The Ayurvedic approach also extends to healing the body using oils directly applied on the body via massage. One surprising aspect of the treatments is that in one case, a leech is applied to a man's leg to draw blood.

The most interesting aspect of the film is not so much the exploration of the Ayurvedic approach but Dr. Tursz's reaction to it. In one respect it's admirable that Tursz is open-minded enough to come and take a look at the alternative approach. Often he's heard praising the spiritual approach which is missing in western medicine; at one juncture he actually concedes that some traditional practitioners are 'arrogant'. Nonethless, Tursz makes it clear that Ayurvedic practitioners would be seriously remiss if they failed to use the traditional system initially and only utilize Ayurvedic Medicine as a complementary approach.

Dr. Tursz doesn't seem like he would be willing to design experiments where each system is tested as a separate entity. This is borne out at film's end, when Nella accuses him (affectionately), that he hasn't changed a bit and in effect is only paying lip service to the Ayurvedic methodology.

While westerners who have gone for cancer treatments in India actually view treatment as an 'alternative' approach, the Indian practitioners view Ayurvedic medicine as mainly 'preventative'. Hence, they don't seem to object when Dr. Tursz suggests that it would be a mistake to fail to include traditional treatments in conjunction with their own treatments.

From my point of view, Nella's choice to investigate and ultimately undergo Ayurvedic treatments was the right one. After all, everyone knows that the traditional treatments utilizing chemotherapy by western oncologists always leads to damaging side effects to the human body and often to the creation of iatrogenic disorders.

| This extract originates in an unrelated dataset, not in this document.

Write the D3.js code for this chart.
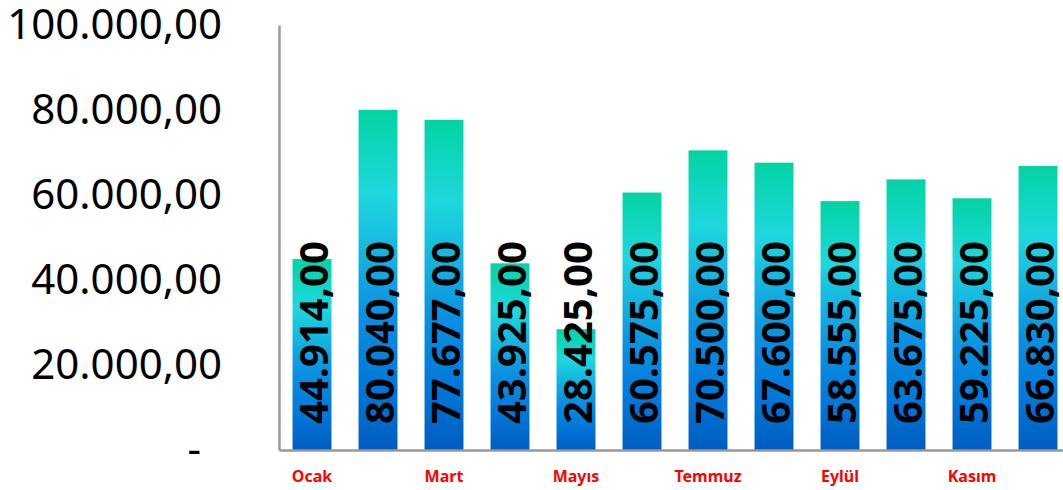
<!DOCTYPE html>
<html>
<head>
<meta charset="utf-8">
<script src="https://cdn.jsdelivr.net/npm/d3@7"></script>
<style>
  html, body { margin: 0; padding: 0; background: #fff; overflow: hidden; }
  svg { display: block; }
</style>
</head>
<body>
<svg id="chart" width="1063" height="490"></svg>
<script>
// Monthly totals
const months = ["Ocak", "Şubat", "Mart", "Nisan", "Mayıs", "Haziran",
                "Temmuz", "Ağustos", "Eylül", "Ekim", "Kasım", "Aralık"];
const values = [44914, 80040, 77677, 43925, 28425, 60575,
                70500, 67600, 58555, 63675, 59225, 66830];
const yTicks = [0, 20000, 40000, 60000, 80000, 100000];
// Only every other month is labelled on the axis
const shownMonths = ["Ocak", "Mart", "Mayıs", "Temmuz", "Eylül", "Kasım"];

const svg = d3.select("#chart");
const plotLeft = 279, plotTop = 25, plotBottom = 450, bandWidth = 66;

const x = d3.scaleBand()
  .domain(months)
  .range([plotLeft, plotLeft + bandWidth * months.length])
  .paddingInner(0.41)
  .paddingOuter(0.205);

const y = d3.scaleLinear().domain([0, 100000]).range([plotBottom, plotTop]);

// number format: 80.040,00
const trLocale = d3.formatLocale({ decimal: ",", thousands: ".", grouping: [3], currency: ["", " TL"] });
const fmt = trLocale.format(",.2f");

// vertical gradient applied per bar
const grad = svg.append("defs").append("linearGradient")
  .attr("id", "barGrad")
  .attr("x1", 0).attr("y1", 0).attr("x2", 0).attr("y2", 1);
[[0, "#03D3A3"], [0.25, "#1ED8DE"], [0.6, "#0A90E2"], [0.8, "#0079DB"], [1, "#005DC0"]]
  .forEach(([o, c]) => grad.append("stop").attr("offset", o).attr("stop-color", c));

// bars
svg.append("g").selectAll("rect")
  .data(values)
  .join("rect")
  .attr("x", (d, i) => x(months[i]))
  .attr("y", d => y(d))
  .attr("width", x.bandwidth())
  .attr("height", d => y(0) - y(d))
  .attr("fill", "url(#barGrad)");

// value labels, written upward from the bar base
svg.append("g").selectAll("text")
  .data(values)
  .join("text")
  .attr("transform", (d, i) => `translate(${x(months[i]) + x.bandwidth() / 2},${plotBottom - 26}) rotate(-90)`)
  .attr("dy", "0.4em")
  .attr("text-anchor", "start")
  .style("font-family", "'Noto Sans', sans-serif")
  .style("font-weight", "bold")
  .style("font-size", "40px")
  .attr("fill", "#000")
  .text(d => fmt(d));

// y axis
const yAxis = svg.append("g")
  .attr("transform", `translate(${plotLeft},0)`)
  .call(d3.axisLeft(y).tickValues(yTicks).tickSize(0).tickPadding(57)
    .tickFormat(d => d === 0 ? "-" : fmt(d)));
yAxis.select(".domain").attr("stroke", "#999").attr("stroke-width", 2.5);
yAxis.selectAll("text")
  .style("font-family", "'Noto Sans', sans-serif")
  .style("font-size", "42px")
  .attr("fill", "#000");
// the zero label sits a little further left
yAxis.selectAll(".tick").filter(d => d === 0).select("text").attr("dx", -21);

// x axis
const xAxis = svg.append("g")
  .attr("transform", `translate(0,${plotBottom})`)
  .call(d3.axisBottom(x).tickSize(0).tickPadding(21)
    .tickFormat(m => shownMonths.includes(m) ? m : ""));
xAxis.select(".domain").attr("stroke", "#999").attr("stroke-width", 2.5);
xAxis.selectAll("text")
  .style("font-family", "'Noto Sans', sans-serif")
  .style("font-weight", "bold")
  .style("font-size", "16px")
  .attr("fill", "#FF0000");
</script>
</body>
</html>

What the documentary fails to do is question the efficacy of the Ayurvedic treatment for cancer in more detail. There needed to be more examples of both success and failure in the Ayuvedic treatment of cancer so that people can decide for themselves whether ultimately this is the route they want to go. Nonetheless, 'Indian Summer' has great value in making people aware that there are alternatives out there for treatment of serious diseases such as cancer and there are courageous people such as Nella, who are able to think for themselves and not be intimidated by orthodox practitioners, who often insist that the axiom, 'my way or the highway', is the only one to follow.